▶ _Provided data_
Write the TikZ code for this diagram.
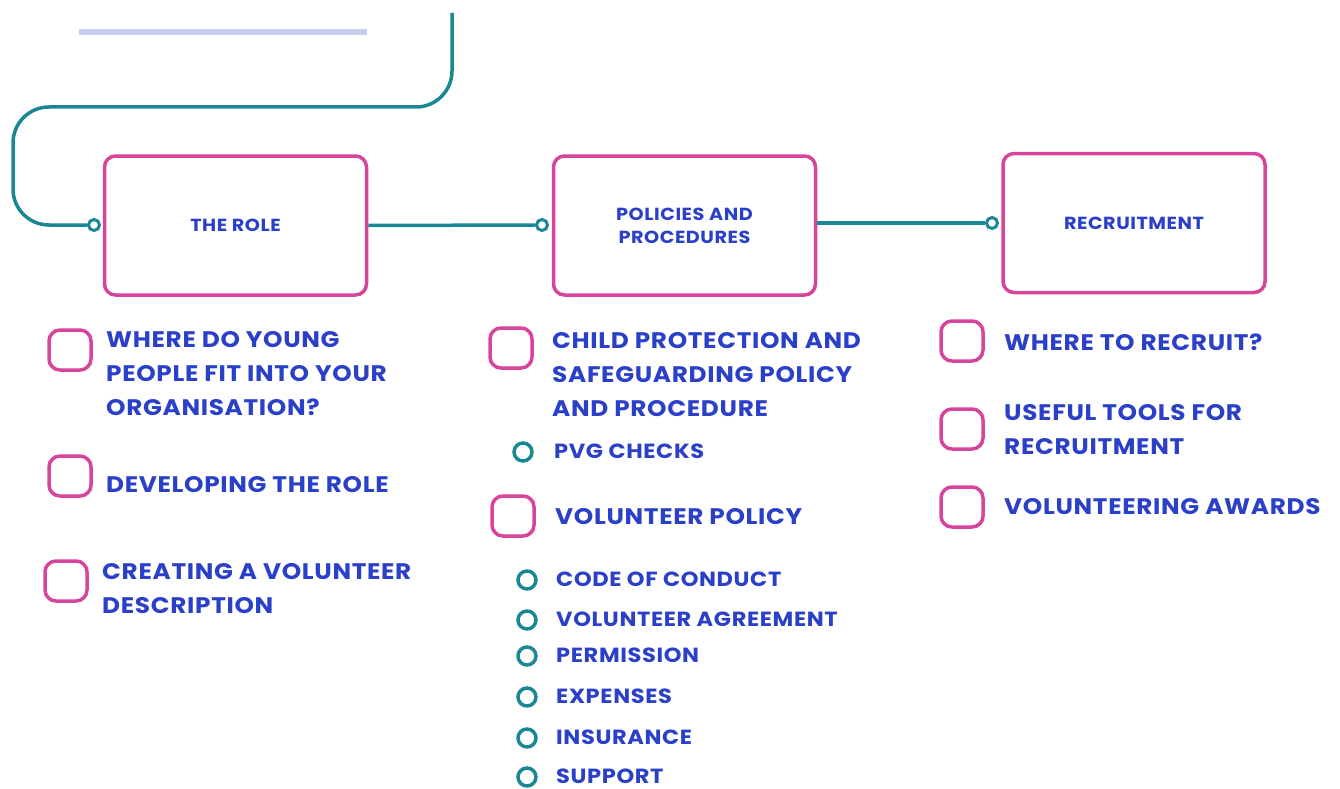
\documentclass[tikz,border=0pt]{standalone}
\usepackage{fontspec}
\setmainfont{Poppins}
\newfontfamily\wideface{Poppins}[FakeStretch=1.1, LetterSpace=3]
\definecolor{pinkc}{HTML}{D6449B}
\definecolor{bluec}{HTML}{2B40C8}
\definecolor{tealc}{HTML}{1A8797}
\definecolor{barc}{HTML}{C3D1EF}
\tikzset{
  topic/.style={draw=pinkc, line width=3.5pt, rounded corners=11pt, minimum width=262pt, minimum height=139pt, inner sep=0pt, text=bluec, font=\wideface\fontsize{17.5}{23}\selectfont\bfseries, align=center},
  chk/.style={draw=pinkc, line width=3.5pt, rounded corners=11pt, minimum width=42pt, minimum height=40pt, inner sep=0pt},
  sub/.style={circle, draw=tealc, line width=3.5pt, minimum size=18pt, inner sep=0pt},
  item/.style={anchor=west, text=bluec, font=\wideface\fontsize{22.5}{34}\selectfont\bfseries, align=left, inner sep=0pt},
  subitem/.style={anchor=west, text=bluec, font=\wideface\fontsize{20.5}{30}\selectfont\bfseries, align=left, inner sep=0pt},
  conn/.style={draw=tealc, line width=3.5pt},
  port/.style={circle, draw=tealc, line width=3pt, fill=white, minimum size=11pt, inner sep=0pt},
}
\begin{document}
\begin{tikzpicture}[x=1pt,y=-1pt]
\useasboundingbox (0,0) rectangle (1340,789);
% decorative bar
\coordinate (barL) at (79,32);
\coordinate (barR) at (367,32);
\draw[barc, line width=6pt] (barL) -- (barR);
% topic boxes
\node[topic] (b1) at (235.5,225.5) {THE ROLE};
\node[topic] (b2) at (684.5,225.5) {POLICIES AND\\PROCEDURES};
\node[topic] (b3) at (1134,223) {RECRUITMENT};
% ports
\node[port] (p1) at (94,225) {};
\node[port] (p2) at (542,225) {};
\node[port] (p3) at (992,223) {};
% connectors
\coordinate (start) at (452,13);
\draw[conn, rounded corners=36pt] (start) -- (452,107) -- (13,107) -- (13,225) -- (p1.west);
\draw[conn] (b1.east) -- (p2.west);
\draw[conn] (p3.west -| b2.east) -- (p3.west);
% column 1
\node[chk] (c1) at (70,350) {};
\node[item] (t1) at (106,374) {WHERE DO YOUNG\\PEOPLE FIT INTO YOUR\\ORGANISATION?};
\node[chk] (c2) at (70,476) {};
\node[item] (t2) at (106,485) {DEVELOPING THE ROLE};
\node[chk] (c3) at (66,581) {};
\node[item] (t3) at (102,589) {CREATING A VOLUNTEER\\DESCRIPTION};
% column 2
\node[chk] (c4) at (511,348) {};
\node[item] (t4) at (552,375) {CHILD PROTECTION AND\\SAFEGUARDING POLICY\\AND PROCEDURE};
\node[sub] (s1) at (523,452) {};
\node[subitem] (u1) at (554,451) {PVG CHECKS};
\node[chk] (c5) at (513,516) {};
\node[item] (t5) at (555,517) {VOLUNTEER POLICY};
\node[sub] (s2) at (527,580) {};
\node[subitem] (u2) at (556,579) {CODE OF CONDUCT};
\node[sub] (s3) at (527,620) {};
\node[subitem] (u3) at (556,619) {VOLUNTEER AGREEMENT};
\node[sub] (s4) at (527,656) {};
\node[subitem] (u4) at (556,655) {PERMISSION};
\node[sub] (s5) at (527,697) {};
\node[subitem] (u5) at (556,696) {EXPENSES};
\node[sub] (s6) at (527,738) {};
\node[subitem] (u6) at (556,737) {INSURANCE};
\node[sub] (s7) at (527,777) {};
\node[subitem] (u7) at (556,776) {SUPPORT};
% column 3
\node[chk] (c6) at (962,341) {};
\node[item] (t6) at (1004,342) {WHERE TO RECRUIT?};
\node[chk] (c7) at (962,429) {};
\node[item] (t7) at (1004,430) {USEFUL TOOLS FOR\\RECRUITMENT};
\node[chk] (c8) at (962,507) {};
\node[item] (t8) at (1004,507) {VOLUNTEERING AWARDS};
\end{tikzpicture}
\end{document}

▶ _What to do_
Transcribe all the data word for word; the images stay out.

▶ _Task output_
Write the TikZ code for this diagram.
\documentclass[tikz,border=0pt]{standalone}
\usepackage{fontspec}
\setmainfont{Poppins}
\newfontfamily\wideface{Poppins}[FakeStretch=1.1, LetterSpace=3]
\definecolor{pinkc}{HTML}{D6449B}
\definecolor{bluec}{HTML}{2B40C8}
\definecolor{tealc}{HTML}{1A8797}
\definecolor{barc}{HTML}{C3D1EF}
\tikzset{
  topic/.style={draw=pinkc, line width=3.5pt, rounded corners=11pt, minimum width=262pt, minimum height=139pt, inner sep=0pt, text=bluec, font=\wideface\fontsize{17.5}{23}\selectfont\bfseries, align=center},
  chk/.style={draw=pinkc, line width=3.5pt, rounded corners=11pt, minimum width=42pt, minimum height=40pt, inner sep=0pt},
  sub/.style={circle, draw=tealc, line width=3.5pt, minimum size=18pt, inner sep=0pt},
  item/.style={anchor=west, text=bluec, font=\wideface\fontsize{22.5}{34}\selectfont\bfseries, align=left, inner sep=0pt},
  subitem/.style={anchor=west, text=bluec, font=\wideface\fontsize{20.5}{30}\selectfont\bfseries, align=left, inner sep=0pt},
  conn/.style={draw=tealc, line width=3.5pt},
  port/.style={circle, draw=tealc, line width=3pt, fill=white, minimum size=11pt, inner sep=0pt},
}
\begin{document}
\begin{tikzpicture}[x=1pt,y=-1pt]
\useasboundingbox (0,0) rectangle (1340,789);
% decorative bar
\coordinate (barL) at (79,32);
\coordinate (barR) at (367,32);
\draw[barc, line width=6pt] (barL) -- (barR);
% topic boxes
\node[topic] (b1) at (235.5,225.5) {THE ROLE};
\node[topic] (b2) at (684.5,225.5) {POLICIES AND\\PROCEDURES};
\node[topic] (b3) at (1134,223) {RECRUITMENT};
% ports
\node[port] (p1) at (94,225) {};
\node[port] (p2) at (542,225) {};
\node[port] (p3) at (992,223) {};
% connectors
\coordinate (start) at (452,13);
\draw[conn, rounded corners=36pt] (start) -- (452,107) -- (13,107) -- (13,225) -- (p1.west);
\draw[conn] (b1.east) -- (p2.west);
\draw[conn] (p3.west -| b2.east) -- (p3.west);
% column 1
\node[chk] (c1) at (70,350) {};
\node[item] (t1) at (106,374) {WHERE DO YOUNG\\PEOPLE FIT INTO YOUR\\ORGANISATION?};
\node[chk] (c2) at (70,476) {};
\node[item] (t2) at (106,485) {DEVELOPING THE ROLE};
\node[chk] (c3) at (66,581) {};
\node[item] (t3) at (102,589) {CREATING A VOLUNTEER\\DESCRIPTION};
% column 2
\node[chk] (c4) at (511,348) {};
\node[item] (t4) at (552,375) {CHILD PROTECTION AND\\SAFEGUARDING POLICY\\AND PROCEDURE};
\node[sub] (s1) at (523,452) {};
\node[subitem] (u1) at (554,451) {PVG CHECKS};
\node[chk] (c5) at (513,516) {};
\node[item] (t5) at (555,517) {VOLUNTEER POLICY};
\node[sub] (s2) at (527,580) {};
\node[subitem] (u2) at (556,579) {CODE OF CONDUCT};
\node[sub] (s3) at (527,620) {};
\node[subitem] (u3) at (556,619) {VOLUNTEER AGREEMENT};
\node[sub] (s4) at (527,656) {};
\node[subitem] (u4) at (556,655) {PERMISSION};
\node[sub] (s5) at (527,697) {};
\node[subitem] (u5) at (556,696) {EXPENSES};
\node[sub] (s6) at (527,738) {};
\node[subitem] (u6) at (556,737) {INSURANCE};
\node[sub] (s7) at (527,777) {};
\node[subitem] (u7) at (556,776) {SUPPORT};
% column 3
\node[chk] (c6) at (962,341) {};
\node[item] (t6) at (1004,342) {WHERE TO RECRUIT?};
\node[chk] (c7) at (962,429) {};
\node[item] (t7) at (1004,430) {USEFUL TOOLS FOR\\RECRUITMENT};
\node[chk] (c8) at (962,507) {};
\node[item] (t8) at (1004,507) {VOLUNTEERING AWARDS};
\end{tikzpicture}
\end{document}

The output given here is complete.